2 Corinthians 5:21 “For our sake he made him to be sin who knew no sin, so that in him we might become the righteousness of God.”

That verse brings us to the center of the Christian faith. God did not abandon His holiness in order to save sinners. He upheld it. Salvation is possible because Christ bore what sin deserved and gave to His people what they could never produce on their own. The cross is where the holiness of God and the mercy of God are both seen with full clarity.

The Believer’s Call to Holiness

A right understanding of God’s holiness does not end at conversion. It continues shaping the Christian life. Believers are not saved by their pursuit of holiness, but they are saved into it. Grace does not make holiness unnecessary. Grace makes holiness possible and fitting.

To belong to Christ is to be brought into a new relationship with sin. What once ruled us must now be put to death. What once felt natural must now be resisted. The Christian life is not lived in casual coexistence with the very things Christ died to save us from.

Scripture makes that calling plain.

1 Peter 1:15–16 “but as he who called you is holy, you also be holy in all your conduct, since it is written, ‘You shall be holy, for I am holy.’”

This does not mean believers reach sinless perfection in this life. It does mean that holiness is no longer optional. A Christian cannot claim to love God while remaining indifferent to purity, obedience, repentance, and reverence. The grace that justifies also begins to transform. Those who have been reconciled to a holy God are being taught to hate what is evil and to walk in a way that reflects His character.

That pursuit will be imperfect, but it should be real. Holiness is not legalism, nor is it sterile religious performance. It is the fitting response of a redeemed life to the God who has saved it.

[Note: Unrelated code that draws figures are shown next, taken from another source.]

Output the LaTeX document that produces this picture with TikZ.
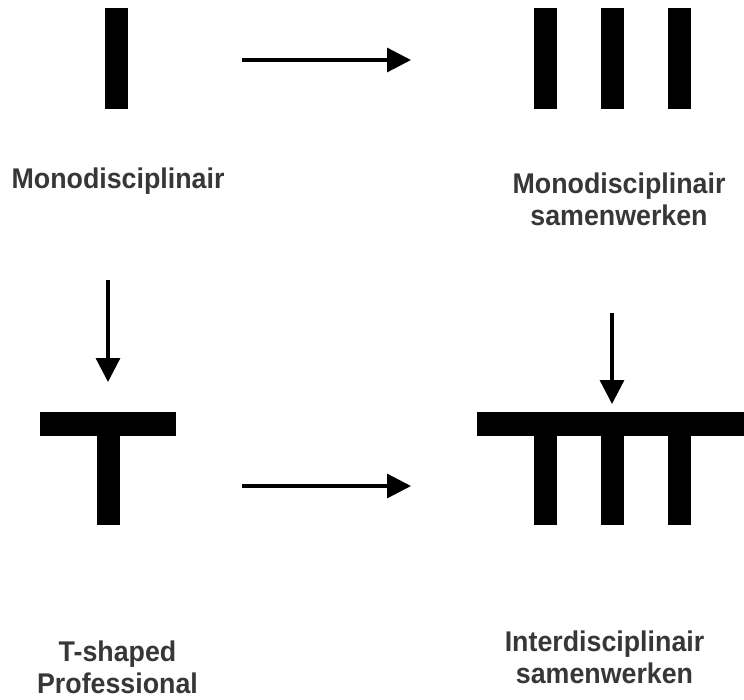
\documentclass[tikz,border=0pt]{standalone}
\usepackage{fontspec}
\newfontfamily\labelfont{Liberation Sans}[FakeStretch=0.94]
\usetikzlibrary{arrows.meta}
\definecolor{labelgray}{RGB}{55,55,55}

\begin{document}
\begin{tikzpicture}[x=1pt, y=-1pt,
    barstyle/.style={fill=black, inner sep=0pt, minimum width=23pt},
    arrowstyle/.style={line width=3.3pt, -{Triangle[length=24pt, width=24pt]}},
    labelstyle/.style={font=\labelfont\bfseries\fontsize{28.5}{32}\selectfont, text=labelgray, align=center, inner sep=0pt}]
            \useasboundingbox (0,0) rectangle (744,699);
            
            \node[barstyle, minimum height=101pt] (mono) at (116.5,58.5) {};
            \foreach \x [count=\i] in {545,612.5,679.5}
            \node[barstyle, minimum height=101pt] (team\i) at (\x,58.5) {};
            
            \node[barstyle, minimum width=136pt, minimum height=24pt] (tbar) at (108,424) {};
            \node[barstyle, minimum height=89pt] (tstem) at (108,480.5) {};
            
            \node[barstyle, minimum width=267pt, minimum height=24pt] (ibar) at (610.5,424) {};
            \foreach \x [count=\i] in {545,612.5,679.5}
            \node[barstyle, minimum height=89pt] (istem\i) at (\x,480.5) {};
            
            \coordinate (toparrowstart) at (242,60);
            \coordinate (toparrowend) at (411,60);
            \coordinate (leftarrowstart) at (108,280);
            \coordinate (leftarrowend) at (108,382);
            \coordinate (rightarrowstart) at (612,313);
            \coordinate (rightarrowend) at (612,404);
            \coordinate (botarrowstart) at (242,486);
            \coordinate (botarrowend) at (411,486);
            
            \draw[arrowstyle] (toparrowstart) -- (toparrowend);
            \draw[arrowstyle] (leftarrowstart) -- (leftarrowend);
            \draw[arrowstyle] (rightarrowstart) -- (rightarrowend);
            \draw[arrowstyle] (botarrowstart) -- (botarrowend);
            
            \node[labelstyle, anchor=base] (monolabel) at (118,188) {Monodisciplinair};
            \node[labelstyle, anchor=north] (teamlabel) at (619,173) {Monodisciplinair\\samenwerken};
            \node[labelstyle, anchor=north] (tlabel) at (117.5,641) {T-shaped\\Professional};
            \node[labelstyle, anchor=north] (ilabel) at (604.5,631) {Interdisciplinair\\samenwerken};
        \end{tikzpicture}
\end{document}
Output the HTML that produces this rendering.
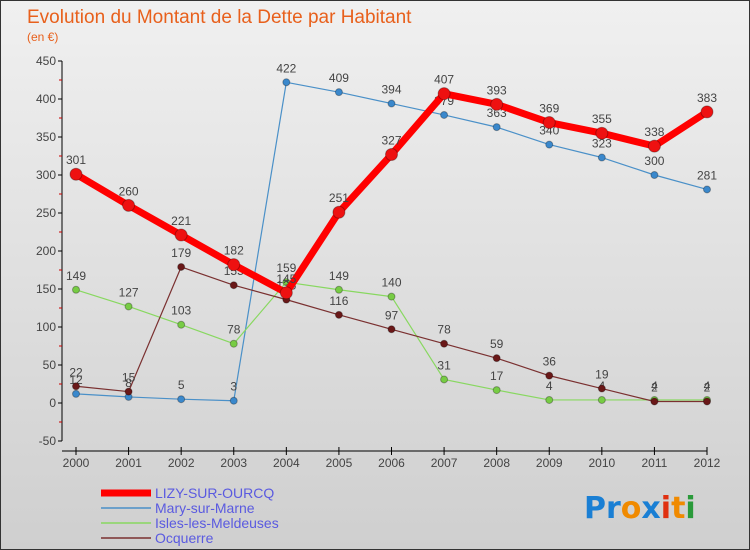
<!DOCTYPE html>
<html><head><meta charset="utf-8"><style>
body{margin:0}
#c{width:750px;height:550px;position:relative;background:linear-gradient(#f0f0f0,#cfcfcf);box-sizing:border-box;border:1px solid #333;font-family:"Liberation Sans",sans-serif;overflow:hidden}
</style></head><body>
<div id="c">
<svg width="750" height="550" style="position:absolute;left:0;top:0">
<text x="26" y="22" font-size="19" fill="#e8601c">Evolution du Montant de la Dette par Habitant</text>
<text x="26" y="40" font-size="12" fill="#e8601c">(en €)</text>
<g id="axes"></g><g id="series"></g><g id="legend"></g>
<text x="583" y="517" font-size="30" font-family="'DejaVu Sans',sans-serif" font-weight="bold"><tspan fill="#1a7fd4">Pr</tspan><tspan fill="#f08a00">o</tspan><tspan fill="#1a7fd4">x</tspan><tspan fill="#e03010">i</tspan><tspan fill="#f08a00">t</tspan><tspan fill="#2a9a3a">i</tspan></text>
</svg>
</div>
<script>
const years=[2000,2001,2002,2003,2004,2005,2006,2007,2008,2009,2010,2011,2012];
const yTicks=[-50,0,50,100,150,200,250,300,350,400,450];
const seriesNames=["LIZY-SUR-OURCQ","Mary-sur-Marne","Isles-les-Meldeuses","Ocquerre"];
const lizy=[301,260,221,182,145,251,327,407,393,369,355,338,383];
const mary=[12,8,5,3,422,409,394,379,363,340,323,300,281];
const isles=[149,127,103,78,159,149,140,31,17,4,4,4,4];
const ocq=[22,15,179,155,136,116,97,78,59,36,19,2,2];
const NS="http://www.w3.org/2000/svg";
const X=i=>75+i*(706-75)/12, Y=v=>402-v*0.76;
function mk(p,t,a){const e=document.createElementNS(NS,t);for(const k in a)e.setAttribute(k,a[k]);p.appendChild(e);return e;}
const ax=document.getElementById('axes');
let l=mk(ax,'line',{x1:61,y1:Y(-50),x2:61,y2:Y(450),stroke:'#000'});


l=mk(ax,'line',{x1:61,y1:450,x2:X(12),y2:450,stroke:'#000'});


yTicks.forEach(v=>{mk(ax,'line',{x1:57,y1:Y(v),x2:61,y2:Y(v),stroke:'#000'});
 if(v<450)mk(ax,'line',{x1:58,y1:Y(v+25),x2:61,y2:Y(v+25),stroke:'#c00'});
 const t=mk(ax,'text',{x:55,y:Y(v)+4,'text-anchor':'end','font-size':12,fill:'#444'});t.textContent=v;
 
 });
years.forEach((y,i)=>{mk(ax,'line',{x1:X(i),y1:446,x2:X(i),y2:454,stroke:'#000'});
 const t=mk(ax,'text',{x:X(i),y:466,'text-anchor':'middle','font-size':12,fill:'#444'});t.textContent=y;
 
 });
const sg=document.getElementById('series');
const defs=[[mary,'#4a90c8','#3a88cc',1.2,3.5,'mary-sur-marne'],[isles,'#88d860','#77cc44',1.2,3.5,'isles-les-meldeuses'],[ocq,'#7a3030','#6a1818',1.2,3.5,'ocquerre'],[lizy,'#ff0000','#ee1111',7,6,'lizy-sur-ourcq']];
defs.forEach(([d,c,fc,w,r,n])=>{const g=mk(sg,'g',{});
 
 
 const p=mk(g,'polyline',{points:d.map((v,i)=>X(i)+','+Y(v)).join(' '),fill:'none',stroke:c,'stroke-width':w,'stroke-linejoin':'round'});
 
 
 d.forEach((v,i)=>{const ci=mk(g,'circle',{cx:X(i),cy:Y(v),r:r,fill:fc,stroke:'rgba(0,0,0,0.3)'});
  
  
  const t=mk(g,'text',{x:X(i),y:Y(v)-10,'text-anchor':'middle','font-size':12,fill:'#444'});t.textContent=v;
  
  });});
const lg=document.getElementById('legend');
const lc=['#ff0000','#4a90c8','#88d860','#7a3030'],lw=[7,1.5,1.5,1.5];
seriesNames.forEach((s,i)=>{const y=492+i*15;const g=mk(lg,'g',{});
 
 
 mk(g,'line',{x1:100,y1:y,x2:150,y2:y,stroke:lc[i],'stroke-width':lw[i]});
 const t=mk(g,'text',{x:154,y:y+5,'font-size':14,fill:'#5a5ae0'});t.textContent=s;});
</script>
</body></html>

Why This Doctrine Cannot Be Ignored

The holiness of God humbles human pride because it destroys the illusion that we are basically righteous on our own. It deepens our understanding of sin because it shows that sin is not small, excusable, or harmless. It magnifies the cross because it reveals what it took for sinners to be brought near. It also steadies the Christian life by reminding us that God is not shaped by the moods, opinions, or moral fashions of the age.

He is holy whether the world acknowledges it or not.

That truth is uncomfortable to the flesh, but it is deeply necessary. Grace is not understood rightly until we see what it cost, and mercy is not treasured rightly until we face what we deserve. Even the love of God is misunderstood when it is detached from His holiness, as though salvation came without judgment or without the giving up of His own Son for the guilty.

The holiness of God is not a doctrine to avoid because it feels severe. It is a doctrine to hold closely because it tells the truth about God, the truth about us, and the truth about why Jesus Christ had to die.